Miren: hay que reconocer que tenía razón.
No contento con ello, me preguntó qué libros suyos no había leído aún y me regaló un par de ejemplares con sendas dedicatorias. También me invitó a una comida de prensa que se celebraría poco después en Casa Leopoldo. En aquel banquete, intenté secundarle en el trasiego de albóndigas con sepia y gambas, rabo de buey, tripa y capipota, etc., todo ello regado con abundante Ribera del Duero. Y me pasó lo que a Camilleri: que, físicamente, no pude resistirlo, mientras que Manolo, comiendo y bebiendo mucho más que yo, impasible el ademán, me parecía hasta sobrio.
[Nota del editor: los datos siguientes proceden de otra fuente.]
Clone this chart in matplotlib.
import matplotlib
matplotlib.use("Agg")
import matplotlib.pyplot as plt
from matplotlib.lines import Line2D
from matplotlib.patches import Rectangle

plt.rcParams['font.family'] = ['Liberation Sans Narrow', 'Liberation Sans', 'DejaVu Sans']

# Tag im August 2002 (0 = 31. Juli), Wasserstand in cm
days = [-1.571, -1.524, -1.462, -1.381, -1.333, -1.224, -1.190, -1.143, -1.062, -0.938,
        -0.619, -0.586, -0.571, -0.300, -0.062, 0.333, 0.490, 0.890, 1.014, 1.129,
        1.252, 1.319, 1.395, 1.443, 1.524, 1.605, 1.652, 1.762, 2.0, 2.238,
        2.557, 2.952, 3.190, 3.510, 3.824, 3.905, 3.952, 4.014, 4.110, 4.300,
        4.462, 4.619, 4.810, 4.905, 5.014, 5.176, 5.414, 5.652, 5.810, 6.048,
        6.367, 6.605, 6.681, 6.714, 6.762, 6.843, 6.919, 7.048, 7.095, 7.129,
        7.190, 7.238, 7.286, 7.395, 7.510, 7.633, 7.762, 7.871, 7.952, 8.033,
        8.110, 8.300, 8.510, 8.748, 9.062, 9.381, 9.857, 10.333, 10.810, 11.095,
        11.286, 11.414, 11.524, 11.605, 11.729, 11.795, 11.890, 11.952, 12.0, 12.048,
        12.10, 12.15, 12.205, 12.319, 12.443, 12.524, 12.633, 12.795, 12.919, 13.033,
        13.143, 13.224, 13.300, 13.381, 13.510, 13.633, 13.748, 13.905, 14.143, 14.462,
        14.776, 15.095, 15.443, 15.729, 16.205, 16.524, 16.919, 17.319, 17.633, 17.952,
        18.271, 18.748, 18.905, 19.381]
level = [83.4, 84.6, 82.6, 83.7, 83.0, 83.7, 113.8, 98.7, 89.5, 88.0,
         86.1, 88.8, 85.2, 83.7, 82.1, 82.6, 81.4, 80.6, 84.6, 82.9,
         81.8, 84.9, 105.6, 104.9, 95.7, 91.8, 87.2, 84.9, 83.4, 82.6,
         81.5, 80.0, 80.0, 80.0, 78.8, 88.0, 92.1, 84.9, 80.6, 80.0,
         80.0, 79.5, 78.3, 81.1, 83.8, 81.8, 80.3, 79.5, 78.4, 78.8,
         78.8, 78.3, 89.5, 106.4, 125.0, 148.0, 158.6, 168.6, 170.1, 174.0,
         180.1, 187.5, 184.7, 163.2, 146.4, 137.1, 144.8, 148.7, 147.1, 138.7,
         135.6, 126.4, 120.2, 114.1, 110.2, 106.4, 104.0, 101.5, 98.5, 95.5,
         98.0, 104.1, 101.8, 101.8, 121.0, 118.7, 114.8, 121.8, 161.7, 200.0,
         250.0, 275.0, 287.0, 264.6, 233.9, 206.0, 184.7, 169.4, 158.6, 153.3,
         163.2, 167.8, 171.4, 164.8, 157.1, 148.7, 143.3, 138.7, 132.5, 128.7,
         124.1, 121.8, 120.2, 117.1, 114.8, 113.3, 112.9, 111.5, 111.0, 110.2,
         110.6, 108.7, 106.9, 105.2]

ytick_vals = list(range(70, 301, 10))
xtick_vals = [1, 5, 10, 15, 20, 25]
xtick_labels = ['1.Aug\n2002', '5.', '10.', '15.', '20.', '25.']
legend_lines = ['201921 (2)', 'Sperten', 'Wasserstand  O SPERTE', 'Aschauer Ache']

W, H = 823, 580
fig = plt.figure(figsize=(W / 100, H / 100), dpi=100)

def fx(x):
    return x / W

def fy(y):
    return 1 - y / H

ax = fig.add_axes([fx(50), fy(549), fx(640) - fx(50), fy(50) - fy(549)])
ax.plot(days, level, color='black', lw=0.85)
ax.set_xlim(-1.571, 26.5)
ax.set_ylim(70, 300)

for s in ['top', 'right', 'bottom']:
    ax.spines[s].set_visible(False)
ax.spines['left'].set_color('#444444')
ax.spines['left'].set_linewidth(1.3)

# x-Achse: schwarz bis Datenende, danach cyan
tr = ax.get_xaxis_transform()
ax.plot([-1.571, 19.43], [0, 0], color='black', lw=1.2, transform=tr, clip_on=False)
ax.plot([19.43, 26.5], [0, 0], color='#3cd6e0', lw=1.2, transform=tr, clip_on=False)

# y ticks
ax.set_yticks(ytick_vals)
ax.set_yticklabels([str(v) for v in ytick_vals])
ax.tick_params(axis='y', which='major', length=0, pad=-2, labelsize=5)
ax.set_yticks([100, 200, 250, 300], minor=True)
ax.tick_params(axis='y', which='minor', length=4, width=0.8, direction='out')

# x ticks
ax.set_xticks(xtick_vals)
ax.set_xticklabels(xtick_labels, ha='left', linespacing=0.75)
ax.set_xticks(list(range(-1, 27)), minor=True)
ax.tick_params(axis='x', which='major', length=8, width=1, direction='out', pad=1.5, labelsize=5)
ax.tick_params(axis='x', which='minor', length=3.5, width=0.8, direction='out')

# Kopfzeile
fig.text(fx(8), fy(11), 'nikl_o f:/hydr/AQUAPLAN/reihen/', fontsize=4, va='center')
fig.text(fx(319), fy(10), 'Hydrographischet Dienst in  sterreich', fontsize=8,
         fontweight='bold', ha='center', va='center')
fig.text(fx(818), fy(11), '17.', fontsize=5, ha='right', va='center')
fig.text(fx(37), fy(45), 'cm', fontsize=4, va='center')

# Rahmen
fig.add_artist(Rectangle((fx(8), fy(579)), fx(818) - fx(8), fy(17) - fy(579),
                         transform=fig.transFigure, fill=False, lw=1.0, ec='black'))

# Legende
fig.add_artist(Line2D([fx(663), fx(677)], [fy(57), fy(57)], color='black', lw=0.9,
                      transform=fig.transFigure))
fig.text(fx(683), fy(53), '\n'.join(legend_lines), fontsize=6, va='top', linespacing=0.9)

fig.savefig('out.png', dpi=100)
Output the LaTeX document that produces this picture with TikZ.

Paradójicamente, hoy extrañamos más que nunca a esta estirpe de comunistas borrachos, de escritores glotones que, al escribir, al gozar, al vivir, habían aprendido a permitírselo todo. Echamos de menos su heterodoxia, su libertad y su compromiso en un tiempo que no entiende de chanzas, de ironías o de sentidos figurados. Y por eso nos gusta tanto imaginar qué diría Manolo si, a sus 83 años, continuara vivo. ¿No les parece que sería mucho más que un activo cronista de mofletes rojizos? Creo que disfrutaría más que nunca de su oficio, gracias a una nutrida actualidad informativa que destripar, con ingredientes estrictamente aptos para el sistema digestivo de un rumiante: solo un estómago con retículo, omaso y abomaso podría devorarse la guerra de Putin, el mundial de Qatar o los rollitos de primavera en Casa Leopoldo sin indigestarse, mientras que cualquier otro cronista se expone a romperse una tripa ante la simple mención de la crisis del gas. Gordo, viejo y feliz, aún comunista y, desde luego, bebedor, Manolo se zamparía toneladas de noticias chatarra regadas con Chablis y nos las devolvería punzantemente elaboradas, recordándonos que el gran periodismo también es un gran género literario y que, como decía su Pepe Carvalho: «Hay que beber para recordar y comer para olvidar».